On Tue, 9 Oct 2018 at 15:18, Sven Panne <[hidden email]> wrote:
Am Di., 9. Okt. 2018 um 15:45 Uhr schrieb Richard Eisenberg <[hidden email]>:
[...] What I'm trying to say here is that tracking the backtracking level in types doesn't seem like it will fly (tempting though it may be).

... and even if it did fly, parser combinators with backtracking have a strong tendency to introduce space leaks: To backtrack, you have too keep previous input somehow, at least up to some point. So to keep the memory requirements sane, you have to explicitly commit to one parse or another at some point. Different combinator libraries have different ways to do that, but you have to do that by hand somehow, and that's where the beauty and maintainability of the combinator approach really suffers.

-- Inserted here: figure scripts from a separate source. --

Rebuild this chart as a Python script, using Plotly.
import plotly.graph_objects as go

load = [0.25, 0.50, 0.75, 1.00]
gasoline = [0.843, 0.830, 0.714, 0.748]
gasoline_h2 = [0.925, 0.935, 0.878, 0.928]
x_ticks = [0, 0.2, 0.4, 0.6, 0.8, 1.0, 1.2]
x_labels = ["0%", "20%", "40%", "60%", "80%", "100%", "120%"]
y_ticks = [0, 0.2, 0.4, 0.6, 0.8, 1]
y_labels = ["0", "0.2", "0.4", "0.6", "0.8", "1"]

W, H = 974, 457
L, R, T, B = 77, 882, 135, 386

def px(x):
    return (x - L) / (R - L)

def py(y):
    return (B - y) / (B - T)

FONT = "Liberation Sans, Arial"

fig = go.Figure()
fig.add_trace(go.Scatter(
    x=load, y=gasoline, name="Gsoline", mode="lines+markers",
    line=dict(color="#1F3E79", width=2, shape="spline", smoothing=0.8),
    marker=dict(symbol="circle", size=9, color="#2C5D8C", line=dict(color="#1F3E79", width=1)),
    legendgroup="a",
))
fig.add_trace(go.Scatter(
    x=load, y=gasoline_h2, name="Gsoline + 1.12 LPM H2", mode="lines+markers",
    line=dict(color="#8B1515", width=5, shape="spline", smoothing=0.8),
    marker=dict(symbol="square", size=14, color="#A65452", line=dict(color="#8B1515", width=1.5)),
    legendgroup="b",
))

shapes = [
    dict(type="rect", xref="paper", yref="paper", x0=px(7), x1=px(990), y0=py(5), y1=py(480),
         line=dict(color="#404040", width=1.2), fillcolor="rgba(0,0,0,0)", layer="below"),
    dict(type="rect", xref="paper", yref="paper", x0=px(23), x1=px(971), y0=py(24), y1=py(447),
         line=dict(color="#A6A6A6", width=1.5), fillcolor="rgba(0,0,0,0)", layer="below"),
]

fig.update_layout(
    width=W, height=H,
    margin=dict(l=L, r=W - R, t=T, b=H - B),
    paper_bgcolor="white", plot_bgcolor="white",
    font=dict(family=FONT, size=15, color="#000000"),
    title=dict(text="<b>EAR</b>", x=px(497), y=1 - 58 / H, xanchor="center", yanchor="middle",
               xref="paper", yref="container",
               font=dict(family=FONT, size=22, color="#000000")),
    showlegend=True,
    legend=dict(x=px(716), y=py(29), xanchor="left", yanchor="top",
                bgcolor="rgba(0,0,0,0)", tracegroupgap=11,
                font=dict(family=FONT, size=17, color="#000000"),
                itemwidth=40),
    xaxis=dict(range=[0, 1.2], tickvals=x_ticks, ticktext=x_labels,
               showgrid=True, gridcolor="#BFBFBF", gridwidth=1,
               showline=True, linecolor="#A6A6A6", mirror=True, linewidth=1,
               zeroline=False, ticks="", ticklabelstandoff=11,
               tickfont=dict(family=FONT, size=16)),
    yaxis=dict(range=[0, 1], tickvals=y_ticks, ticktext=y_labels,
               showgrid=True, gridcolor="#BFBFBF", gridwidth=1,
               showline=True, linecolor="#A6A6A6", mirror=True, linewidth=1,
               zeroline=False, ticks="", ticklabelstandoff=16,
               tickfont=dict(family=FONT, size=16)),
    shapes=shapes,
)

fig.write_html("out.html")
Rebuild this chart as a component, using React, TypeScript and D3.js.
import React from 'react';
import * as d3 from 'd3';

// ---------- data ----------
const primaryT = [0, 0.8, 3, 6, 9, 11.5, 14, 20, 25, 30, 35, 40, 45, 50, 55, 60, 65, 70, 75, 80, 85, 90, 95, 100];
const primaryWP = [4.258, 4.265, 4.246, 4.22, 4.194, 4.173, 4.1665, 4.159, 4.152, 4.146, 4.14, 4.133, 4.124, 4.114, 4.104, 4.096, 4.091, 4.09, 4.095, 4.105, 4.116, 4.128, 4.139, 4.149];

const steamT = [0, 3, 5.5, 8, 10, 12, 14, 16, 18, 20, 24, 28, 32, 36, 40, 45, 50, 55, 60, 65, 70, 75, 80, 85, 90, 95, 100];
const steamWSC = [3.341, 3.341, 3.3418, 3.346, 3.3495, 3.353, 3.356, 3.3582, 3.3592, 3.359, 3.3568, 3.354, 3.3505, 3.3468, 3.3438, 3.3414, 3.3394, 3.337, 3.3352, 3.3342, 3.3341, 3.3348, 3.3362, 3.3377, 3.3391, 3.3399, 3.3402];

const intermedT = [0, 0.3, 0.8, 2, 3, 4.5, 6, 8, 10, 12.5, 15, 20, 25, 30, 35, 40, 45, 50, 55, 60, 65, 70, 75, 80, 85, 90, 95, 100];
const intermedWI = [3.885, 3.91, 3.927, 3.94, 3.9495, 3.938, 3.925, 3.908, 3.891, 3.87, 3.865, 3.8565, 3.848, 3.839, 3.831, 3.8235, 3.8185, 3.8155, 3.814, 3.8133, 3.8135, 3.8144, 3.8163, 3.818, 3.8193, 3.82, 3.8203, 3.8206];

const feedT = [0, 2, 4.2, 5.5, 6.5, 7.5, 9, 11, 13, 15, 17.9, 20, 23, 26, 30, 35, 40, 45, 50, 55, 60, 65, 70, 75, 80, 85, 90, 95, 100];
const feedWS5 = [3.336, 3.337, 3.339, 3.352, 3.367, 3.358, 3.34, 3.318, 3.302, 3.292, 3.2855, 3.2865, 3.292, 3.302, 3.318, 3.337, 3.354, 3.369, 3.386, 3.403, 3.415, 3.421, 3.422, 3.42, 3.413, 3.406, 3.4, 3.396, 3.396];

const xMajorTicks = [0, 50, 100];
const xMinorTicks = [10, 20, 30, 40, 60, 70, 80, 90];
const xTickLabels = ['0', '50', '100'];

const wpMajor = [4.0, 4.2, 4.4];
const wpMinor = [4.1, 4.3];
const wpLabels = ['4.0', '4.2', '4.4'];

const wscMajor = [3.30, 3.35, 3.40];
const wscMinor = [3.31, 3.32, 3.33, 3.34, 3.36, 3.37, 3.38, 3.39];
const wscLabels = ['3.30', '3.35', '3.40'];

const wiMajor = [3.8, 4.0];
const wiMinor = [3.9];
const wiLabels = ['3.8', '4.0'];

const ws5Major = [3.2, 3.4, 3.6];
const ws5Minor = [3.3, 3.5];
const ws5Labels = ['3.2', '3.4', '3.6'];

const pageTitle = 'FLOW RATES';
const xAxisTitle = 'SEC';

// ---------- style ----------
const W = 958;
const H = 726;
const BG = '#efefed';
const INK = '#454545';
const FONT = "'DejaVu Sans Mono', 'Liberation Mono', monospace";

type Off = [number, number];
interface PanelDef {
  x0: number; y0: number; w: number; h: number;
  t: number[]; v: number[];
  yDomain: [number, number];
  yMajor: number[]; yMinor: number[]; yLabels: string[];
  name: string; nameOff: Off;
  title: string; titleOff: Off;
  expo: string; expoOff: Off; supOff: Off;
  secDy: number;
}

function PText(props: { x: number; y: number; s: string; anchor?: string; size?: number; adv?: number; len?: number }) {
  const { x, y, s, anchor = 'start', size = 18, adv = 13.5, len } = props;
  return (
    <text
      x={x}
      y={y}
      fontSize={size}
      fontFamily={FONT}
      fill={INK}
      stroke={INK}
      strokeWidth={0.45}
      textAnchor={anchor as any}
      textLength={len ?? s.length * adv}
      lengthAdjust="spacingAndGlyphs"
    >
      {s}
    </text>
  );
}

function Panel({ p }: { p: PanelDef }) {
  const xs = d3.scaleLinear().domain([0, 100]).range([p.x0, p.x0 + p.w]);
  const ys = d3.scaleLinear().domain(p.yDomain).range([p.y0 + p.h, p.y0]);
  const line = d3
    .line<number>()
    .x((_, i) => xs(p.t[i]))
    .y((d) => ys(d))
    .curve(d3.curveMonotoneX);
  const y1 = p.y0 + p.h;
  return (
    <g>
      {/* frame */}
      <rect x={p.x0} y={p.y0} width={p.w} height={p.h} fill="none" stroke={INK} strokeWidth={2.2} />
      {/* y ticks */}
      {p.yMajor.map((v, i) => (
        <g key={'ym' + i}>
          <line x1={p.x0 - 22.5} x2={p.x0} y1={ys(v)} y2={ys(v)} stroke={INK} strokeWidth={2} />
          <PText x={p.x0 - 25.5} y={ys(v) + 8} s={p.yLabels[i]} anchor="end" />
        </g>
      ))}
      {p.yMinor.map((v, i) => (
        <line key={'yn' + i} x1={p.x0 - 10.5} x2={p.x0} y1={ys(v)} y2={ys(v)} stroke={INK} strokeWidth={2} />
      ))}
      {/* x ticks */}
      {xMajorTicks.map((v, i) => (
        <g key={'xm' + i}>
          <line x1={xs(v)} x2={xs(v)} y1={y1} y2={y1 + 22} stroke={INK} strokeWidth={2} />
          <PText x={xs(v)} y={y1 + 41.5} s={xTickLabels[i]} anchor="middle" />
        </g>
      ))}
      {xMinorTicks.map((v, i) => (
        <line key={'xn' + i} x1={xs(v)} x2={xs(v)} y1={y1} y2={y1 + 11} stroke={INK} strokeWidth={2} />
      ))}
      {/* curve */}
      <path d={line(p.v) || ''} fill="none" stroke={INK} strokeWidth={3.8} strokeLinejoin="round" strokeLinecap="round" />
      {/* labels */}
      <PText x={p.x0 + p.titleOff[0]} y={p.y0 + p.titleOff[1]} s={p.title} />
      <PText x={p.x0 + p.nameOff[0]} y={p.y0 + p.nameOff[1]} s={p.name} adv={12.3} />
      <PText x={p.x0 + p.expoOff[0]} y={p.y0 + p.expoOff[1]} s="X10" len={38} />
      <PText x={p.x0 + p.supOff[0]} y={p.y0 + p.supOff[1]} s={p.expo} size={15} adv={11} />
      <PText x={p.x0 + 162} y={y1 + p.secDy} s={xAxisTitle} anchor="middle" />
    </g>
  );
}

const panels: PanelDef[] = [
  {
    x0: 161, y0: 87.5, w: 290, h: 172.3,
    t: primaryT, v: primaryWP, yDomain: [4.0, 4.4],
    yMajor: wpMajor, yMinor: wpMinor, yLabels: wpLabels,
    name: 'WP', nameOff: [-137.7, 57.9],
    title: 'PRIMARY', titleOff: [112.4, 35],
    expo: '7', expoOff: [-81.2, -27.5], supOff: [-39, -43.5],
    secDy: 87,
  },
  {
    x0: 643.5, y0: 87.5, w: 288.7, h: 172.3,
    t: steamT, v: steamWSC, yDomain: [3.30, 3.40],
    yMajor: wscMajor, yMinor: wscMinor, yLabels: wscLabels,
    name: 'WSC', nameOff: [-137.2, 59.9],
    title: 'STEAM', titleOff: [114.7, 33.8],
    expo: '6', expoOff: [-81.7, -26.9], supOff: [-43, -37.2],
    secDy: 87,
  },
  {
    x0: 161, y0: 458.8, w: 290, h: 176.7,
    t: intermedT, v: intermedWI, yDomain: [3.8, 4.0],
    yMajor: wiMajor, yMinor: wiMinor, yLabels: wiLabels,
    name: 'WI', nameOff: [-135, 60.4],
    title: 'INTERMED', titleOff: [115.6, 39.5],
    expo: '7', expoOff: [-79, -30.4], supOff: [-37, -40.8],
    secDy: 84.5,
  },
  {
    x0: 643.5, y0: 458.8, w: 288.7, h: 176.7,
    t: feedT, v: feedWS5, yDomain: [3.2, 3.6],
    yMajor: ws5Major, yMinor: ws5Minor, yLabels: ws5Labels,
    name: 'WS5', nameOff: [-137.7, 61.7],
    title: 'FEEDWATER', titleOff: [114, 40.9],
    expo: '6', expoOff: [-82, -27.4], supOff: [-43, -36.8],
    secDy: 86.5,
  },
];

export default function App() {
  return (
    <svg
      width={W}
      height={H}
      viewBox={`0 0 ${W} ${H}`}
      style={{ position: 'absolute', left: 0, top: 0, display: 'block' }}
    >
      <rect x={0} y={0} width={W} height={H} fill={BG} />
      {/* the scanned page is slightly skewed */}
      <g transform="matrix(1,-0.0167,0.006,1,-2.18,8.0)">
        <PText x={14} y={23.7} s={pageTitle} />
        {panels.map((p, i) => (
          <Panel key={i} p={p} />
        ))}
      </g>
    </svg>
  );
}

Note that I'm not against parser combinators, far from it, but I don't think they are necessarily the right tool for the problem at hand. The basic problem is: Haskell's syntax, especially with all those extensions, is quite tricky, and this will be reflected in any parser for it. IMHO a parser generator is the lesser evil here, at least it points you to the ugly places of your language (on a syntactic level). If Haskell had a few more syntactic hints, reading code would be easier, not only for a compiler, but (more importantly) for humans, too. Richard's code snippet is a good example where some hint would be very useful for the casual reader, in some sense humans have to "backtrack", too, when reading such code.